== Problem ==
Begin with the first line and repeat exactly through the line containing "(0,0) rectangle (16.38,-8.22);"; leave every image out.

-- BEGIN Material --

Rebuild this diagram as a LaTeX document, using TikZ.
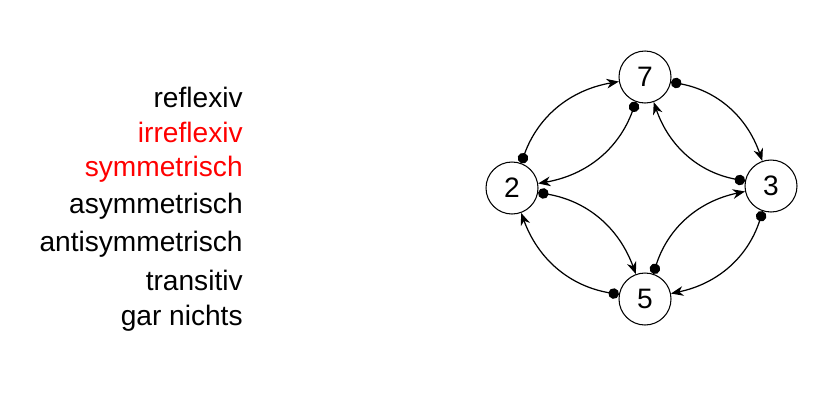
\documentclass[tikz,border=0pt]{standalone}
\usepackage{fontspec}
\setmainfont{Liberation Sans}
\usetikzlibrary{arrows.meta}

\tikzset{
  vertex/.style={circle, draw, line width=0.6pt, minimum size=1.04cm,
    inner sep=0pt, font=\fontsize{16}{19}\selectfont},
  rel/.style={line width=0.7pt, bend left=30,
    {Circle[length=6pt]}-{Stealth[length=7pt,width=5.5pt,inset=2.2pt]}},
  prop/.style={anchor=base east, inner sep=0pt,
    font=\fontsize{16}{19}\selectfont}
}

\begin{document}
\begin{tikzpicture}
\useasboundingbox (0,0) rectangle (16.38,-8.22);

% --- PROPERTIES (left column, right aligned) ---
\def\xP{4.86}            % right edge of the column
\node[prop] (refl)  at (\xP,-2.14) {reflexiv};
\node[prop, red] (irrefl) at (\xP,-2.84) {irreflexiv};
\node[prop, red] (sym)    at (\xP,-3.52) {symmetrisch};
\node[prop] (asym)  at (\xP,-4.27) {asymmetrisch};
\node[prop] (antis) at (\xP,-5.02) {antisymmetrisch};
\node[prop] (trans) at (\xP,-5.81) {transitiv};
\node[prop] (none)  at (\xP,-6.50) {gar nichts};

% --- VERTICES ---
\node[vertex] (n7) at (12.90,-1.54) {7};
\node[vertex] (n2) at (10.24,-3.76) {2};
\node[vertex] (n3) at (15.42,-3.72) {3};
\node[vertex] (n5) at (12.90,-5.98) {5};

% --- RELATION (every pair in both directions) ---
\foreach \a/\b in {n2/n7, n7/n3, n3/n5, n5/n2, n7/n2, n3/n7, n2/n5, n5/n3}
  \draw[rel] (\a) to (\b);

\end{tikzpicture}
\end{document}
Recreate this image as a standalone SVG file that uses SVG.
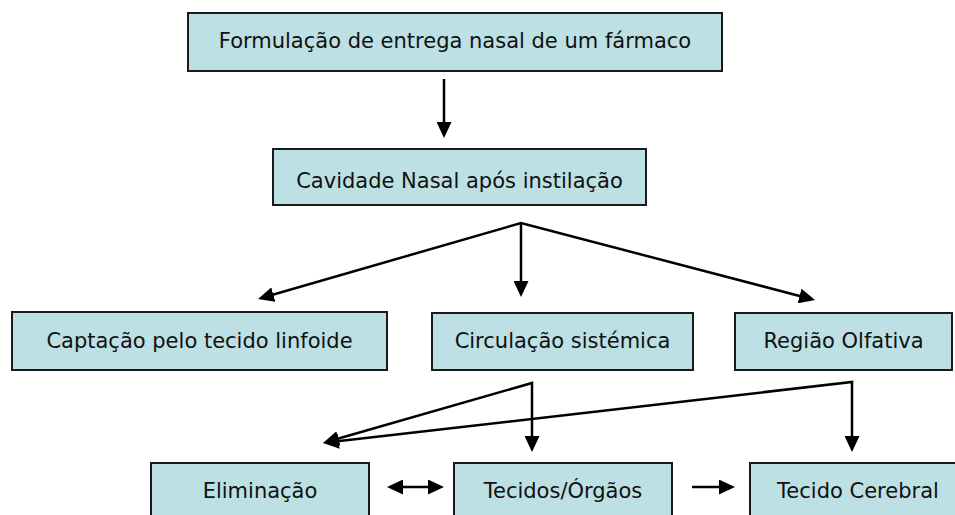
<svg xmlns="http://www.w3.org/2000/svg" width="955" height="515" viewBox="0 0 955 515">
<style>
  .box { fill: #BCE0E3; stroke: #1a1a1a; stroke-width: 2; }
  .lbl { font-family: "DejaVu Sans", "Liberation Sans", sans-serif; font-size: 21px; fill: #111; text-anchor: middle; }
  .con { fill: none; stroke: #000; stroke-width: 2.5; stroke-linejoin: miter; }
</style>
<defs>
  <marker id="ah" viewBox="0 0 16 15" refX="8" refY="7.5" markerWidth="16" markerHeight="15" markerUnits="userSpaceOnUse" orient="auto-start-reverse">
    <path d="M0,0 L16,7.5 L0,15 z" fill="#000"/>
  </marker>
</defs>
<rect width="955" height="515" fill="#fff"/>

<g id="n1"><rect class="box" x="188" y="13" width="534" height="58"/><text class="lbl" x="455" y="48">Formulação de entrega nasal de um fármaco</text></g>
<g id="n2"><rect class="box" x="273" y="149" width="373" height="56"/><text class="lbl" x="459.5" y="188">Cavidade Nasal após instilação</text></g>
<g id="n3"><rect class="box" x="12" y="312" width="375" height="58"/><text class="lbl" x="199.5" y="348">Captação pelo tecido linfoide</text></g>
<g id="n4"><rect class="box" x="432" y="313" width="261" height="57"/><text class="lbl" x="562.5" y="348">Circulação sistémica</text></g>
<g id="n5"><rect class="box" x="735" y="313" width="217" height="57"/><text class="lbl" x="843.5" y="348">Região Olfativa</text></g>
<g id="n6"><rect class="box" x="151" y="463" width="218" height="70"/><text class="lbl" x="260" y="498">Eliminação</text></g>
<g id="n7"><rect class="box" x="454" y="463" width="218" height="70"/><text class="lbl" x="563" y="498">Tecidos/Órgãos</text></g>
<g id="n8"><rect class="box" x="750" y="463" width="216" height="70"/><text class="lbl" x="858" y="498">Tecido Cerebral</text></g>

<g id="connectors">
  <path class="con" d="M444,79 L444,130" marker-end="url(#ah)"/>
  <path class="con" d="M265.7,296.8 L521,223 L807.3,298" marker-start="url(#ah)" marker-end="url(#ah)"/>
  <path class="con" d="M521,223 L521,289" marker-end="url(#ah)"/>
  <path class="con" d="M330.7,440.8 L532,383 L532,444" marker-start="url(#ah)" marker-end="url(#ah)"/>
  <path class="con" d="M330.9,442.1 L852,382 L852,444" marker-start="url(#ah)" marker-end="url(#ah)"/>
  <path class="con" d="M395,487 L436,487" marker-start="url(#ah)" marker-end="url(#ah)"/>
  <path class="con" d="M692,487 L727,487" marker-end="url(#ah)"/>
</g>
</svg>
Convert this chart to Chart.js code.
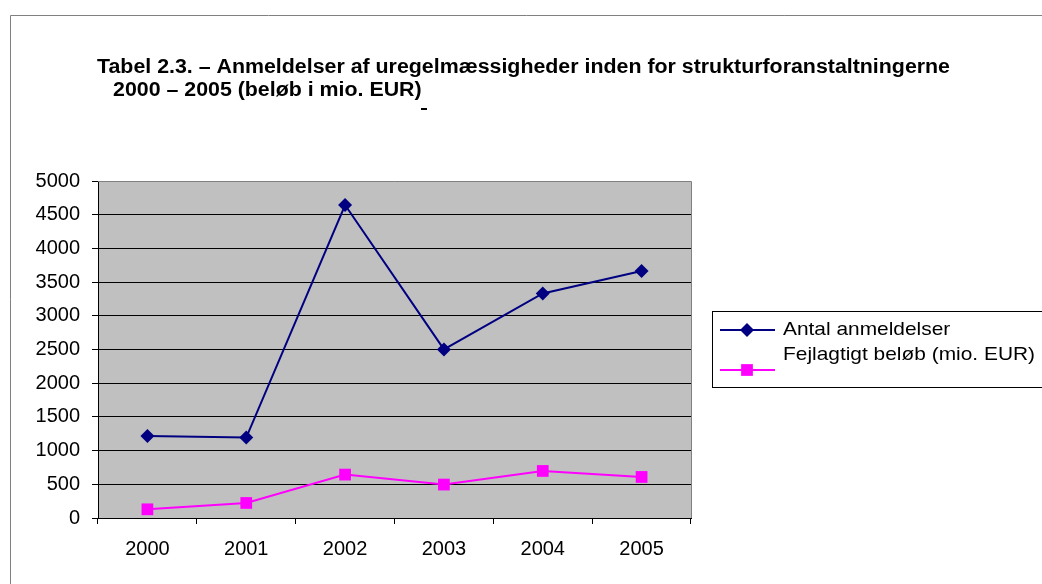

-- END Material --

== Answer to the problem ==
Rebuild this diagram as a LaTeX document, using TikZ.
\documentclass[tikz,border=0pt]{standalone}
\usepackage{fontspec}
\setmainfont{Liberation Sans}
\usetikzlibrary{arrows.meta}

\tikzset{
  vertex/.style={circle, draw, line width=0.6pt, minimum size=1.04cm,
    inner sep=0pt, font=\fontsize{16}{19}\selectfont},
  rel/.style={line width=0.7pt, bend left=30,
    {Circle[length=6pt]}-{Stealth[length=7pt,width=5.5pt,inset=2.2pt]}},
  prop/.style={anchor=base east, inner sep=0pt,
    font=\fontsize{16}{19}\selectfont}
}

\begin{document}
\begin{tikzpicture}
\useasboundingbox (0,0) rectangle (16.38,-8.22);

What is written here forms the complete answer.